Martin Scorsese (1973)
Martin Scorsese had made two feature films previously; the first of these, Who’s That Knocking At My Door (1967), shares with Mean Streets the same geographical and psychological terrain, and the same lead actor. Both films take place in New York City and inside the head – and the guilty Catholic conscience – of an Italian-American local boy, played by Harvey Keitel. (The intervening Boxcar Bertha is a lawbreaking-lovers-on-the-run story, set in the American South.) Scorsese’s cinema of personal expression didn’t begin, then, with Mean Streets but his career as a big-time film-maker took off on the back of it – the movie seemed the right one with which to start my visits to BFI for their two-month Scorsese retrospective this January and February. Mean Streets is an invaluable record of the locales and culture that fed the young Scorsese’s imagination; the perceived originality of this rough but highly dynamic piece of work excited many on its original release. I understand and accept the film’s importance without feeling any such excitement or much engagement with it – beyond the vivid opening titles sequence, at any rate. This isn’t just because of distance in time (I’d seen Mean Streets once before yesterday’s BFI outing but not in the 1970s). I also feel distant from the drives of the main characters and the ‘street mentality’ which Scorsese, who co-wrote the screenplay with Mardik Martin, has summarised as ‘Somebody does something wrong, you’ve got break his head or you shoot him’.
Keitel’s protagonist Charlie wants to be a good Catholic, to work his way up in the New York Mafia, and to reconcile his attachments to family and friends. (These ambitions and loyalties conflict more sharply than they do for, say, some of the Corleone clan in the contemporary Godfather films.) Charlie goes regularly to church and confession. His Uncle Giovanni (Cesare Danova) is the local caporegime. Johnny Boy (Robert De Niro), Charlie’s buddy from childhood, is a spectacularly loose cannon, deep in gambling debt. Johnny is also the cousin of Teresa (Amy Robinson), with whom Charlie is having a secret affair. It has to be secret from his family: Teresa, who suffers from epilepsy, is described by Giovanni as ‘sick in the head’. Charlie literally plays with fire (and metaphorically with hellfire): when he sees a flame, he’s drawn to putting his hand in it. Harvey Keitel expresses Charlie’s divided feelings convincingly and expressively: it’s good to be reminded of his excellence in the roles that made his name – before his somehow strong-armed approach to characterisation set in (as in Blue Collar, for example). As Johnny Boy, Robert De Niro is, both physically and emotionally, amazingly volatile – even though it’s impossible to see this performance for what it originally was. There was so much to follow from De Niro in the years immediately ahead that viewers of my generation are liable, rather, to see a palimpsest.

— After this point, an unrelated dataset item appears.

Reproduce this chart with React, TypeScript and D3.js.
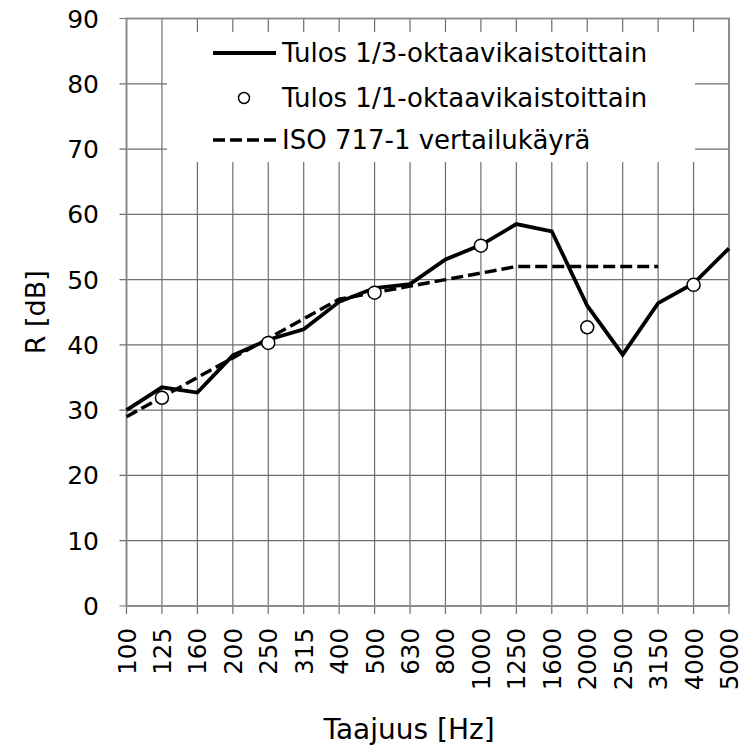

Mean Streets is firmly set in the guts of the city. An incongruous sequence on a beach features the following dialogue between the hero and his girlfriend:
Charlie: I hate the sun. Come on, let’s go inside, will ya?
Teresa: What else do you hate?
Charlie: I hate the ocean and I hate the beach and I hate the sun… and the grass and the trees and I hate heat! …
Teresa: What do you like?
Charlie: I like… spaghetti and clam sauce, mountains, Francis of Assisi, chicken with lemon and garlic, uhhh, and John Wayne.
Teresa: There aren’t any, uh, mountains in Manhattan.
Charlie: Tall buildings, same thing. And I like you.
It’s often hard, and never more so than at this moment in the film, to resist seeing Charlie as Martin Scorsese’s alter ego. Although there are plenty of outdoor scenes, rather few of them take place in the cold natural light of day. At night the darkness of the streets is modified by car headlights and signage on buildings – and contiguous with the indoor settings Scorsese favours: dusky, smoky subterranean bars and clubs; poky, Venetian-blinded bedrooms. The headlong camera movement – especially in the bar-rooms, when fights break out (as they often do) – is giddying. The pop soundtrack can reasonably be described as eclectic but girl groups – the Ronettes (‘Be My Baby’), the Marvelettes (‘Please Mr Postman’) and so on – are especially well represented.